Virtual tool, real impact: Prof Nadia Magnenat Thalmann

Prof Nadia Magnenat Thalmann with humanoid receptionist Nadine.

When you step into NTU’s Institute for Media Innovation (IMI), you may be greeted by a polite and friendly receptionist called Nadine. Nadine needs no introduction—she’s famous for being one of the world’s most realistic humanoid social robots.

Despite Nadine’s distinct personality and emotional expressivity, Nadine’s creator, Prof Nadia Magnenat Thalmann, says: “Nadine is a computer combined with motors, actuators, synthetic skin and various software programmes.” Prof Thalmann, who joined NTU in August 2009 as the Director of IMI, adds: “Though she may appear to have feelings and empathy when interacting with a person, all of it is simulation.”

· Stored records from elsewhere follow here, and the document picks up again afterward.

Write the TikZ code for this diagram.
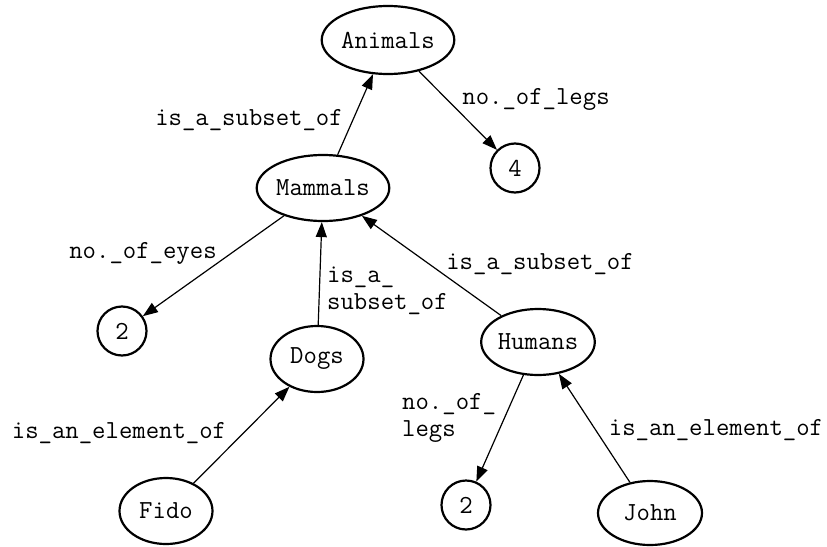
\documentclass[tikz,border=0pt]{standalone}
\usepackage{fontspec}
\usetikzlibrary{arrows.meta,shapes.geometric}
\begin{document}
\begin{tikzpicture}[x=1pt,y=-1pt,
  every node/.style={font=\ttfamily\fontsize{26}{26.5}\selectfont},
  ell/.style={draw,ellipse,line width=2.2pt,inner sep=0pt},
  circ/.style={draw,circle,line width=2.2pt,inner sep=0pt,minimum size=49pt},
  lab/.style={inner sep=0pt},
  conn/.style={line width=1.2pt,-{Triangle[length=15pt,width=11pt]}}]
\useasboundingbox (0,0) rectangle (827,546);
\node[ell,minimum width=130pt,minimum height=68pt] (animals) at (388,40) {Animals};
\node[circ] (four) at (515,168) {4};
\node[ell,minimum width=128pt,minimum height=66pt] (mammals) at (323,188) {Mammals};
\node[circ] (twoa) at (122,331) {2};
\node[ell,minimum width=93pt,minimum height=66pt] (dogs) at (317,359) {Dogs};
\node[ell,minimum width=105pt,minimum height=66pt] (humans) at (538,342) {Humans};
\node[ell,minimum width=93pt,minimum height=66pt] (fido) at (166,511) {Fido};
\node[circ] (twob) at (466,505) {2};
\node[ell,minimum width=104pt,minimum height=64pt] (john) at (650,513) {John};

\draw[conn] (mammals) -- (animals);
\draw[conn] (animals) -- (four);
\draw[conn] (mammals) -- (twoa);
\draw[conn] (dogs) -- (mammals);
\draw[conn] (humans) -- (mammals);
\draw[conn] (fido) -- (dogs);
\draw[conn] (humans) -- (twob);
\draw[conn] (john) -- (humans);

\node[lab] (l1) at (249,120) {is\_a\_subset\_of};
\node[lab] (l2) at (536,99) {no.\_of\_legs};
\node[lab] (l3) at (143,253) {no.\_of\_eyes};
\node[lab,anchor=west,align=left] (l4) at (327,291) {is\_a\_\\subset\_of};
\node[lab] (l5) at (540,264) {is\_a\_subset\_of};
\node[lab] (l6) at (119,433) {is\_an\_element\_of};
\node[lab,anchor=west,align=left] (l7) at (402,418) {no.\_of\_\\legs};
\node[lab] (l8) at (716,430) {is\_an\_element\_of};
\end{tikzpicture}
\end{document}
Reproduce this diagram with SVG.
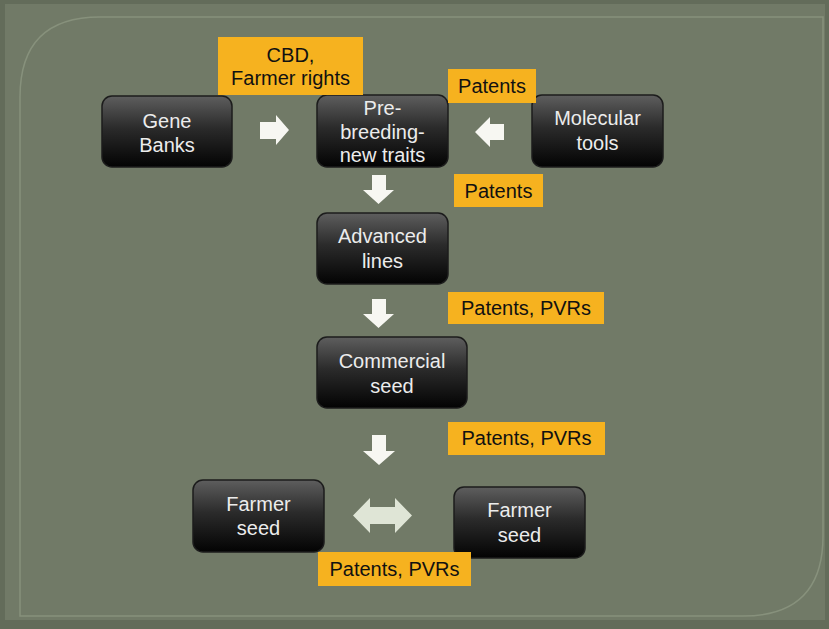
<svg xmlns="http://www.w3.org/2000/svg" width="829" height="629" viewBox="0 0 829 629">
<defs>
<linearGradient id="ng" x1="0" y1="0" x2="0" y2="1">
<stop offset="0" stop-color="#5e5e5e"/>
<stop offset="0.45" stop-color="#2b2b2b"/>
<stop offset="1" stop-color="#030303"/>
</linearGradient>
<style>
.node rect{fill:url(#ng);stroke:#1c1c1c;stroke-width:1.5}
.node text{fill:#ececec;font-family:"Liberation Sans",Arial,sans-serif;font-size:20px;text-anchor:middle}
.lab rect{fill:#f6b21f}
.lab text{fill:#111;font-family:"Liberation Sans",Arial,sans-serif;font-size:20px;text-anchor:middle}
.arr{fill:#f7f7f2}
.arr2{fill:#dfe5d6}
</style>
</defs>
<rect x="0" y="0" width="829" height="629" fill="#636c5a"/>
<rect x="5" y="4" width="820" height="616" fill="#717a67"/>
<path d="M100 17 H823 V536 Q823 616 743 616 H20 V97 Q20 17 100 17 Z" fill="none" stroke="#87917c" stroke-width="1.5"/>

<g id="connectors">
<path class="arr" d="M260 122 H276 V115 L289 130 L276 145 V139 H260 Z"/>
<path class="arr" d="M504 124 H490 V117 L475 132 L490 147 V140 H504 Z"/>
<path class="arr" d="M372 175 H386 V190 H394 L378.5 204 L363 190 H372 Z"/>
<path class="arr" d="M372 299 H386 V314 H394 L378.5 328 L363 314 H372 Z"/>
<path class="arr" d="M372 435 H386 V451 H395 L379 465 L363 451 H372 Z"/>
<path class="arr2" d="M353 515.5 L370 498 V507 H395 V498 L412 515.5 L395 533 V524 H370 V533 Z"/>
</g>

<g id="gene-banks" class="node"><rect x="102" y="96" width="130" height="71" rx="10"/><text x="167" y="128">Gene</text><text x="167" y="152">Banks</text></g>
<g id="pre-breeding" class="node"><rect x="317" y="95" width="131" height="72" rx="10"/><text x="382.5" y="115">Pre-</text><text x="382.5" y="138.5">breeding-</text><text x="382.5" y="162">new traits</text></g>
<g id="molecular-tools" class="node"><rect x="532" y="95" width="131" height="72" rx="10"/><text x="597.5" y="125">Molecular</text><text x="597.5" y="150">tools</text></g>
<g id="advanced-lines" class="node"><rect x="317" y="213" width="131" height="71" rx="10"/><text x="382.5" y="243">Advanced</text><text x="382.5" y="268">lines</text></g>
<g id="commercial-seed" class="node"><rect x="317" y="337" width="150" height="71" rx="10"/><text x="392" y="368">Commercial</text><text x="392" y="393">seed</text></g>
<g id="farmer-seed-1" class="node"><rect x="193" y="480" width="131" height="72" rx="10"/><text x="258.5" y="511">Farmer</text><text x="258.5" y="535">seed</text></g>
<g id="farmer-seed-2" class="node"><rect x="454" y="487" width="131" height="71" rx="10"/><text x="519.5" y="517">Farmer</text><text x="519.5" y="542">seed</text></g>

<g id="label-cbd" class="lab"><rect x="218" y="37" width="145" height="58"/><text x="290.5" y="62">CBD,</text><text x="290.5" y="85">Farmer rights</text></g>
<g id="label-patents-1" class="lab"><rect x="448" y="69" width="88" height="34"/><text x="492" y="93">Patents</text></g>
<g id="label-patents-2" class="lab"><rect x="454" y="174" width="89" height="33"/><text x="498.5" y="198">Patents</text></g>
<g id="label-pvr-1" class="lab"><rect x="448" y="292" width="156" height="32"/><text x="526" y="315">Patents, PVRs</text></g>
<g id="label-pvr-2" class="lab"><rect x="448" y="422" width="157" height="33"/><text x="526.5" y="445">Patents, PVRs</text></g>
<g id="label-pvr-3" class="lab"><rect x="318" y="552" width="153" height="34"/><text x="394.5" y="576">Patents, PVRs</text></g>
</svg>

Reality check aside, Prof Thalmann is highly optimistic about the role social robots like Nadine will play in the future, for instance, as receptionists in hotels or companies, companions of the elderly, or even to represent a person in a meeting. In an ambitious project on 3D telepresence, Prof Thalmann and her colleagues at IMI’s BeingTogether Centre are developing AI- and VR-based virtual meeting platforms to bring people together in the same simulated environment using virtual entities and robots.

In another project, Prof Thalmann’s team is developing VR and AR technologies that allow people and virtual entities to participate in group activities or team sports like volleyball. Other applications for this platform include virtual tutoring, teaching others to play a musical instrument, and manufacturing training.

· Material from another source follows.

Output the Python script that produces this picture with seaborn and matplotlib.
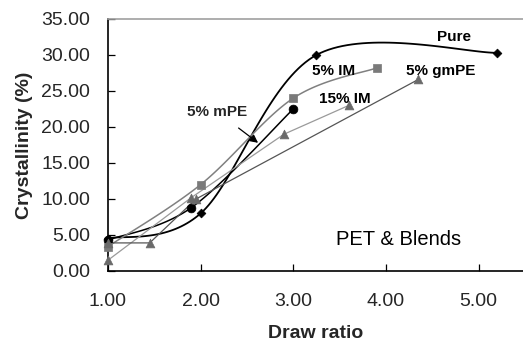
import numpy as np
import pandas as pd
import matplotlib
matplotlib.use("Agg")
import matplotlib.pyplot as plt
import seaborn as sns

# ---- data ----
pure_x = [1.00, 2.00, 3.25, 5.20]
pure_y = [4.5, 8.0, 30.0, 30.3]

mpe_x = [1.00, 1.90, 3.00]
mpe_y = [4.3, 8.8, 22.5]

im5_x = [1.00, 2.00, 3.00, 3.90]
im5_y = [3.4, 12.0, 24.0, 28.2]

im15_x = [1.00, 1.90, 2.90, 3.60]
im15_y = [1.5, 10.2, 19.0, 23.0]

gmpe_x = [1.00, 1.45, 1.95, 4.35]
gmpe_y = [3.9, 3.9, 10.0, 26.6]

x_ticks = [1.0, 2.0, 3.0, 4.0, 5.0]
y_ticks = [0, 5, 10, 15, 20, 25, 30, 35]

sns.set_theme(style="white")
plt.rcParams['font.family'] = ['Liberation Sans', 'DejaVu Sans']


def smooth(xs, ys, n=40):
    """Excel-style smoothed line (Catmull-Rom Bezier) through the points."""
    P = np.column_stack([xs, ys]).astype(float)
    out = []
    for i in range(len(P) - 1):
        p0 = P[i - 1] if i > 0 else P[i]
        p1 = P[i]
        p2 = P[i + 1]
        p3 = P[i + 2] if i + 2 < len(P) else P[i + 1]
        c1 = p1 + (p2 - p0) / 6.0
        c2 = p2 - (p3 - p1) / 6.0
        t = np.linspace(0, 1, n)[:, None]
        seg = ((1 - t) ** 3) * p1 + 3 * ((1 - t) ** 2) * t * c1 + 3 * (1 - t) * t ** 2 * c2 + t ** 3 * p2
        out.append(seg if i == 0 else seg[1:])
    arr = np.vstack(out)
    return pd.DataFrame({"x": arr[:, 0], "y": arr[:, 1]})


fig = plt.figure(figsize=(5.23, 3.45), dpi=100)
ax = fig.add_axes([0.2065, 0.2145, 0.7935, 0.7305])

series = [
    (pure_x, pure_y, True, "black", 1.3, "black", "D", 20),
    (mpe_x, mpe_y, True, "black", 1.1, "black", "o", 40),
    (im5_x, im5_y, True, "#808080", 1.1, "#7a7a7a", "s", 36),
    (im15_x, im15_y, False, "#9a9a9a", 0.9, "#6a6a6a", "^", 40),
    (gmpe_x, gmpe_y, False, "#555555", 0.9, "#6a6a6a", "^", 40),
]

for xs, ys, sm, lc, lw, mc, mk, ms in series:
    if sm:
        d = smooth(xs, ys)
    else:
        d = pd.DataFrame({"x": xs, "y": ys})
    sns.lineplot(data=d, x="x", y="y", sort=False, color=lc, linewidth=lw, ax=ax)
    sns.scatterplot(x=xs, y=ys, marker=mk, s=ms, color=mc, edgecolor=mc,
                    linewidth=0.5, ax=ax, zorder=5, clip_on=False)

ax.set_xlim(1.0, 5.48)
ax.set_ylim(0, 35)
ax.set_xticks(x_ticks)
ax.set_yticks(y_ticks)
ax.set_xticklabels([f"{v:.2f}" for v in x_ticks], fontsize=14)
ax.set_yticklabels([f"{v:.2f}" for v in y_ticks], fontsize=14)
ax.tick_params(axis="both", direction="in", length=5, width=0.9, color="black",
               left=True, bottom=True)
ax.tick_params(axis="y", pad=13)
ax.tick_params(axis="x", pad=16)

for s in ["left", "bottom"]:
    ax.spines[s].set_color("black")
    ax.spines[s].set_linewidth(1.2)
ax.spines["top"].set_color("#a0a0a0")
ax.spines["top"].set_linewidth(1.2)
ax.spines["right"].set_visible(False)

ax.set_xlabel("Draw ratio", fontsize=14, fontweight="bold", labelpad=11)
ax.set_ylabel("Crystallinity (%)", fontsize=14, fontweight="bold", labelpad=6)

lab = dict(fontsize=11, fontweight="bold", ha="center", va="center", color="black")
ax.text(4.74, 32.5, "Pure", **lab)
ax.text(3.44, 27.8, "5% IM", **lab)
ax.text(4.59, 27.8, "5% gmPE", **lab)
ax.text(3.56, 23.9, "15% IM", **lab)
ax.annotate("5% mPE", xy=(2.62, 17.8), xytext=(2.18, 22.1), ha="center", va="center",
            fontsize=11, fontweight="bold",
            arrowprops=dict(arrowstyle="-|>", color="black", lw=0.9,
                            shrinkA=7, shrinkB=0, mutation_scale=12))
ax.text(4.14, 4.44, "PET & Blends", fontsize=14.5, ha="center", va="center", color="black")

fig.savefig("out.png", dpi=100)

Prof Thalmann is the founding Director of MIRALab in Geneva, Switzerland, which advances medical imaging technologies and contributes to the preservation of cultural heritage through biomechanical and virtual simulations.

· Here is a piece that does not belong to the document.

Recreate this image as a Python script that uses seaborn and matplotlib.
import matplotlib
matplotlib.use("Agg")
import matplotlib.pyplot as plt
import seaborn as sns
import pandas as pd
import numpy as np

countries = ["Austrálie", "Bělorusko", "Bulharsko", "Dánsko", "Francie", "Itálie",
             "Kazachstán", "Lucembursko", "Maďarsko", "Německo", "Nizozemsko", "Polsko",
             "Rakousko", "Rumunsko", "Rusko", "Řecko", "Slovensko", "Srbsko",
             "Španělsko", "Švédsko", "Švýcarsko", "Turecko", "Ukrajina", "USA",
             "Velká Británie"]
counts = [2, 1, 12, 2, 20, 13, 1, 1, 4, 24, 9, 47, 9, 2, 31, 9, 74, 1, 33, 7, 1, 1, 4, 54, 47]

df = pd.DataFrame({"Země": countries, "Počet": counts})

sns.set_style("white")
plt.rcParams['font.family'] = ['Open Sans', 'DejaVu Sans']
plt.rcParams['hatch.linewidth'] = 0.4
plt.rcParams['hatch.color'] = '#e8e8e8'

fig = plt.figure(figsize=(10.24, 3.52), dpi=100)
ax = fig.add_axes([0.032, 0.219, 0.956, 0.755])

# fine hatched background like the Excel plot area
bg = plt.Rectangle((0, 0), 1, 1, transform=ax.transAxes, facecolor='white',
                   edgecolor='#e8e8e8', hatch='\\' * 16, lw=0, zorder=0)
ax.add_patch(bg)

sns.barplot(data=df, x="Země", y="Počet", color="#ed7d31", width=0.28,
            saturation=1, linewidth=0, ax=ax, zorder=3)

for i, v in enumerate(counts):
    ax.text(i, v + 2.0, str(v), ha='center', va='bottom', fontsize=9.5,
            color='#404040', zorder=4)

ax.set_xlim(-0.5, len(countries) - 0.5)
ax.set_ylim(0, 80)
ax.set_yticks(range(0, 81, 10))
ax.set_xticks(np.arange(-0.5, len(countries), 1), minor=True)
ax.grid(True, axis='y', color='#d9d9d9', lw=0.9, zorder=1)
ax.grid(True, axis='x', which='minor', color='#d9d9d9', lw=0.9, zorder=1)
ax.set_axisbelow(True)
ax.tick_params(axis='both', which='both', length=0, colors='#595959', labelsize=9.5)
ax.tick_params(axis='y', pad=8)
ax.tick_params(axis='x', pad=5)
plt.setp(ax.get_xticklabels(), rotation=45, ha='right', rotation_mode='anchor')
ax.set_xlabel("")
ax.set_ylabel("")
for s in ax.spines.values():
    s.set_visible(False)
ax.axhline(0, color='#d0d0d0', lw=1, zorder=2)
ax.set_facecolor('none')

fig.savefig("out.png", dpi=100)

For her nearly four decades of work at the forefront of virtual human simulation, she has received several honorary doctorates and won prestigious awards such as the German Humboldt Research Award (2012) and the Career Achievement Award from the Canadian Human Computer Communications Society (2012). She has also been honoured for films and interactive VR shows that she produced or directed.

The article appeared first in NTU’s research & innovation magazine Pushing Frontiers (issue #13, June 2018).